Winston Churchill, Mes grands contemporains / Christian Destremau, Churchill et la France

Winston Churchill, Mes grands contemporains / Christian Destremau, Churchill et la France

Deux fois plus de Churchill

Les articles de Churchill réunis dans Mes grands contemporains sont nourris, pour la plupart, d’observations personnelles, et relèvent de trois catégories : l’hommage aux défunts – Herbert Henry Asquith, le maréchal Foch, Lawrence d’Arabie… -, les portraits d’écrivains ou d’artistes allant de G.B. Shaw à Charlie Chaplin, et l’évocation de “contemporains“ proprement dits, qui étaient encore en activité au moment de la première publication, tels Trotski, Roosevelt ou Hitler.
En écrivant sur les figures du passé, Churchill manifeste un esprit d’historien sachant combiner le détail bien choisi et la vision d’ensemble, l’admiration et le recul critique. Ses portraits de Foch, de l’empereur Guillaume II et de Clemenceau sont à mon sens les plus brillants, à la fois par leur éloquence et par le condensé d’analyse historique qu’ils contiennent. Lorsqu’il passe au domaine des arts et des lettres, Churchill se révèle – inévitablement, serait-on tenté de penser – moins compétent, mais pas moins intéressant à lire : son portrait de G.B. Shaw en “bouffon“ est l’une des surprises les plus savoureuses du volume. Quant à celui de Chaplin, quelque peu mièvre, et où nous apprenons que Charlie avait “l’ambition“ de jouer Napoléon, on y voit plus clair en lisant l’ouvrage de Christian Destremau qui nous révèle (p. 138) que Winston souhaitait écrire pour Chaplin un scénario sur Bonaparte, en 1929.
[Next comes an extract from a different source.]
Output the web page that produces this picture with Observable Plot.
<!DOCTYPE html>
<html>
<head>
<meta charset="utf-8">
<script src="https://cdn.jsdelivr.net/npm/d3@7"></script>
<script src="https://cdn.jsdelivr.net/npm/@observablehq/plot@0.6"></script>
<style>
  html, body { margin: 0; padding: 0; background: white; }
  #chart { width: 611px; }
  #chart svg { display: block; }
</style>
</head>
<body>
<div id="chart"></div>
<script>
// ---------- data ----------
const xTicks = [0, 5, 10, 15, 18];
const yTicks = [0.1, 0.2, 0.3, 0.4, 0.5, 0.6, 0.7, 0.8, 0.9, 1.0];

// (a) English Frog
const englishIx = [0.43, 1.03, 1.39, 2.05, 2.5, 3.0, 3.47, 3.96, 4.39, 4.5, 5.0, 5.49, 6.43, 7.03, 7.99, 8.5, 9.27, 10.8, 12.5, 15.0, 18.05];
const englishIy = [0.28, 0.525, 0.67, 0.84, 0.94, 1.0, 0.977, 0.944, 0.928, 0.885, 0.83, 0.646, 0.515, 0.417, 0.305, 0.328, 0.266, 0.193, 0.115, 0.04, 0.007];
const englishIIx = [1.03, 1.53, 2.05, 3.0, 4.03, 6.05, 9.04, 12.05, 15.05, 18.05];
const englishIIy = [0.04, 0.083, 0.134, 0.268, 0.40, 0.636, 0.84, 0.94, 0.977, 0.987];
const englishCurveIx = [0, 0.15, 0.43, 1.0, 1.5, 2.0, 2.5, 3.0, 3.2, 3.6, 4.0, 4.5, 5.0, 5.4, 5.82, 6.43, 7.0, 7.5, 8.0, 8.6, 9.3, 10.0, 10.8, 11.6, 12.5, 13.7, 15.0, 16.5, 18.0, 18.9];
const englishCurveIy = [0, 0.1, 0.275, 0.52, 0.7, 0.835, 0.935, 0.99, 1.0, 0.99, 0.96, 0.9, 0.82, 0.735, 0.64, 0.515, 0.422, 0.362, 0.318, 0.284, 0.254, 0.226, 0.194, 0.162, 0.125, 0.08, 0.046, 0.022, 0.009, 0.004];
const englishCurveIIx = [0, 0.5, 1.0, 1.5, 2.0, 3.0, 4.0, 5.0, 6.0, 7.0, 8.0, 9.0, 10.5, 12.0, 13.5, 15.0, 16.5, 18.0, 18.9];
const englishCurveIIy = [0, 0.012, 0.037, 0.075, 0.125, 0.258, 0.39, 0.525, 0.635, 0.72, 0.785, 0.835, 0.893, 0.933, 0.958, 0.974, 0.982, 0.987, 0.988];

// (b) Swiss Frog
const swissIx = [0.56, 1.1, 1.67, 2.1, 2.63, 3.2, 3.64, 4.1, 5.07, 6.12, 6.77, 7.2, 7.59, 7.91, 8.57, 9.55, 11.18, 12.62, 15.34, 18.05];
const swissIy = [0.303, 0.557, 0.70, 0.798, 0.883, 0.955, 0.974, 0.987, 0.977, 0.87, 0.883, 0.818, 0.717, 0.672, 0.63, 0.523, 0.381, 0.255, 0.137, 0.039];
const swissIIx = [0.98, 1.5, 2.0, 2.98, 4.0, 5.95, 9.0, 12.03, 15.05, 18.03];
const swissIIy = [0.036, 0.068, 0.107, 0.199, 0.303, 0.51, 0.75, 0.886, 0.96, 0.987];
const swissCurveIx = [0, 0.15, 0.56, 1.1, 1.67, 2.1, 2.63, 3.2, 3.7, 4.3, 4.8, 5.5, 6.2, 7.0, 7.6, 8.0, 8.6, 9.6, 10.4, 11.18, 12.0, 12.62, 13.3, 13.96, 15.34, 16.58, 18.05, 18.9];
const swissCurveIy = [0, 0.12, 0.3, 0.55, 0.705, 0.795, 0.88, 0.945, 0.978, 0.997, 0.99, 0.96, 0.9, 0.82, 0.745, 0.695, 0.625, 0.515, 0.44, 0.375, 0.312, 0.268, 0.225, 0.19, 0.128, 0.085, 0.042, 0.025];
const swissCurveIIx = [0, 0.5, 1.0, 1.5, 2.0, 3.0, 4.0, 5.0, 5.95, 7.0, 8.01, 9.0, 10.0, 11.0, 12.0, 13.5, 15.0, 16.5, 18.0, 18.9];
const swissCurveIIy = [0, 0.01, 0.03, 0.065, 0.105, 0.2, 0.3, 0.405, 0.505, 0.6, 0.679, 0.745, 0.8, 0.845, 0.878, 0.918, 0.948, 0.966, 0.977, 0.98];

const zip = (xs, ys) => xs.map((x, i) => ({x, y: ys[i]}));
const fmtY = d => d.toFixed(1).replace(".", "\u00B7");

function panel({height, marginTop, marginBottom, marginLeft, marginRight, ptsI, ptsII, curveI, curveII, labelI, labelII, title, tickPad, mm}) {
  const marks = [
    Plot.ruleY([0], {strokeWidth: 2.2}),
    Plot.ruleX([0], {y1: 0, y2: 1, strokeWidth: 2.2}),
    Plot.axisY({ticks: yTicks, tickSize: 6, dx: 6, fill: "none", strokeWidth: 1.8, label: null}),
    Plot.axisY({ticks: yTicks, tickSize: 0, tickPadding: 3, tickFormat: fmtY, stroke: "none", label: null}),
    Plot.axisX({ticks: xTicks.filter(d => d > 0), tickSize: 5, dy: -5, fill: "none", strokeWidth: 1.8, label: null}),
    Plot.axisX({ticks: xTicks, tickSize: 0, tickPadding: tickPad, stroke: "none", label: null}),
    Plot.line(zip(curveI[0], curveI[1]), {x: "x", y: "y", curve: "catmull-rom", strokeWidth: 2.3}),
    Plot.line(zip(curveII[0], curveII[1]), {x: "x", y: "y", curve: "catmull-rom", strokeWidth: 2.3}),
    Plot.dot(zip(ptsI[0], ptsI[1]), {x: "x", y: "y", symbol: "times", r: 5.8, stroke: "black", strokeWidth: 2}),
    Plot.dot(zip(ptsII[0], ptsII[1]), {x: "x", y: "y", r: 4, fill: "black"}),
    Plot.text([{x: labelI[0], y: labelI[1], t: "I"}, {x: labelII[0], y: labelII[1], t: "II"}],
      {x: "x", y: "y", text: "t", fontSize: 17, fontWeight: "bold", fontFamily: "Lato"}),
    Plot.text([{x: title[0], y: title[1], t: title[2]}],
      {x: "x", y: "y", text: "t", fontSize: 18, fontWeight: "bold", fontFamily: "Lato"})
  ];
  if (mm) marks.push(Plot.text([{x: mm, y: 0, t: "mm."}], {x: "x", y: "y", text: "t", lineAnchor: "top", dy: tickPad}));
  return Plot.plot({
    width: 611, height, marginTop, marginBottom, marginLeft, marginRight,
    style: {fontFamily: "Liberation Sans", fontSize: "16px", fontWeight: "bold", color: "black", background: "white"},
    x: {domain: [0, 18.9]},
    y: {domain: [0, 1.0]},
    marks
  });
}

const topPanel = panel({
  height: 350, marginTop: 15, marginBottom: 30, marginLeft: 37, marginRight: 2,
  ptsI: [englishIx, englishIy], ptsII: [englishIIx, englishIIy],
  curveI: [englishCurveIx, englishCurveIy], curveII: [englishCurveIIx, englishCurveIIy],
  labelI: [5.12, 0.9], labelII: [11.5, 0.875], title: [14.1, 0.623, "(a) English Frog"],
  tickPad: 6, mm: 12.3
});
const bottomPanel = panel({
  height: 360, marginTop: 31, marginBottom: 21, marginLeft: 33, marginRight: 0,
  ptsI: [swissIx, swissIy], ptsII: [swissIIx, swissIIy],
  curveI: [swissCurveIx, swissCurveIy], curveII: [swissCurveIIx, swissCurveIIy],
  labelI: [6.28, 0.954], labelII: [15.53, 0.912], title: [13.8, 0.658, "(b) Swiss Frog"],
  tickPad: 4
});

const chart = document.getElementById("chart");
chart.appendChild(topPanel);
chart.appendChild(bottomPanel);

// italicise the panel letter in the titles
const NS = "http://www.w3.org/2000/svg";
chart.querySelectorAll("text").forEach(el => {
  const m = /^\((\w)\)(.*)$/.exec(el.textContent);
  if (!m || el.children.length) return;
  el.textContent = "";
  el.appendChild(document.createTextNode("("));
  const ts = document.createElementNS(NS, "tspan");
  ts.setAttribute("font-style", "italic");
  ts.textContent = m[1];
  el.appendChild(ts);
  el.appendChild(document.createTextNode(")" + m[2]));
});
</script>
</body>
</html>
A propos des hommes politiques toujours actifs lors de la parution initiale des articles, Churchill apparaît précautionneux dans son portrait de Roosevelt, et étonnamment optimiste dans ses prévisions (datant de 1935) concernant Hitler qu’il imagine devenir plus modéré. Ce qui ne l’empêche pas de décrire la situation en Allemagne en toute lucidité, et en précisant que “les camps de concentration pullulent“ (p. 226). Avec la même lucidité, il évoque la révolution et le régime soviétiques dans l’article sur Trotski, qui nous démontre que l’auteur voyait clairement la nature totalitaire de l’URSS dès 1929.
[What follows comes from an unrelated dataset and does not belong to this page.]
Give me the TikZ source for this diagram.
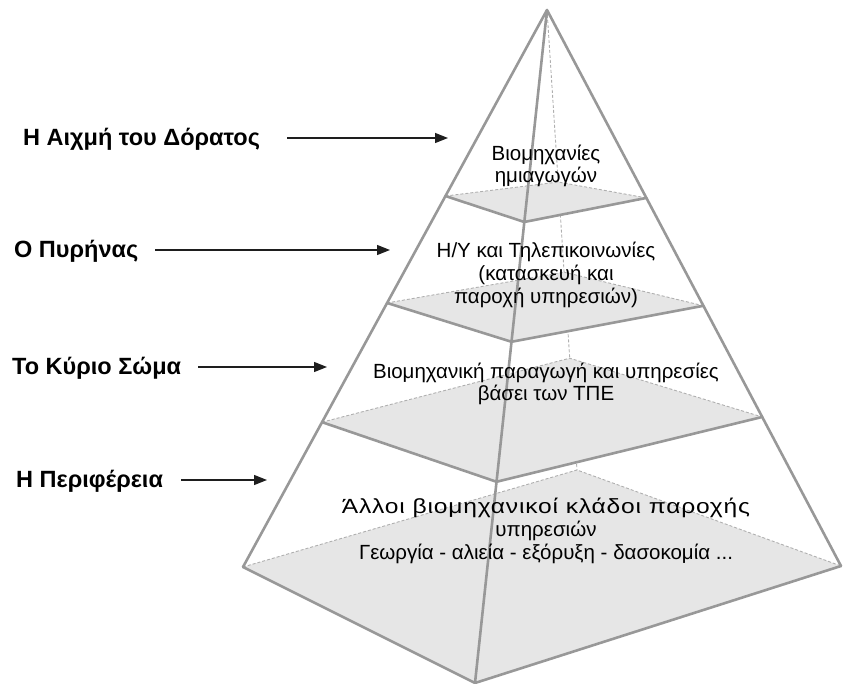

Les hasards du calendrier font de Churchill et la France de Christian Destremau un complément bienvenu de Mes grands contemporains, ne serait-ce que pour mieux comprendre le point de vue de Winston sur Clemenceau et Foch. L’historien a le mérite de présenter les liens de Churchill avec notre pays – qui remontent à l’enfance – dans toute leur complexité, notamment lorsqu’il explique son attitude avant l’entrée de l’Angleterre dans la Première Guerre mondiale, ou les variations de son attitude lors de la Seconde.
Le chapitre 11 nous offre d’irrésistibles échantillons du français de Winston, apocryphes ou authentiques, dont ce trait, adressé au général de Gaulle qui lui reprochait de le retenir “prisonnier“ et de songer à l’exiler dans l’île de Man, en 1943 : “Non, mon général, pour vous, très distingué (sic), toujours la Tower of London.“ A propos du Général, je déplore l’antipathie aussi prononcée qu’injuste avec laquelle Destremau le traite à tout propos, le présentant comme insupportable (pp. 317, 324-325) et allant jusqu’à faire un commentaire sur les statues parisiennes de Churchill et de De Gaulle (p. 347) pour étayer l’idée que Winston serait plus humain ! (L’auteur nous révèle au passage son mauvais goût en matière de statuaire.) Mais cette préférence outrancière pour un grand homme au détriment de l’autre n’empêche pas l’ouvrage de Destremau d’être, dans son ensemble, très instructif et agréable à lire.

agathe de lastyns

– Winston Churchill, Mes grands contemporains, traduction de l’anglais remaniée et annotée par Antoine Capet, Tallandier, janvier 2017, 286 p. – 20,90 €
– Christian Destremau, Churchill et la France, Perrin/Ministère de la Défense, 2017, 404 p. – 24,00 €.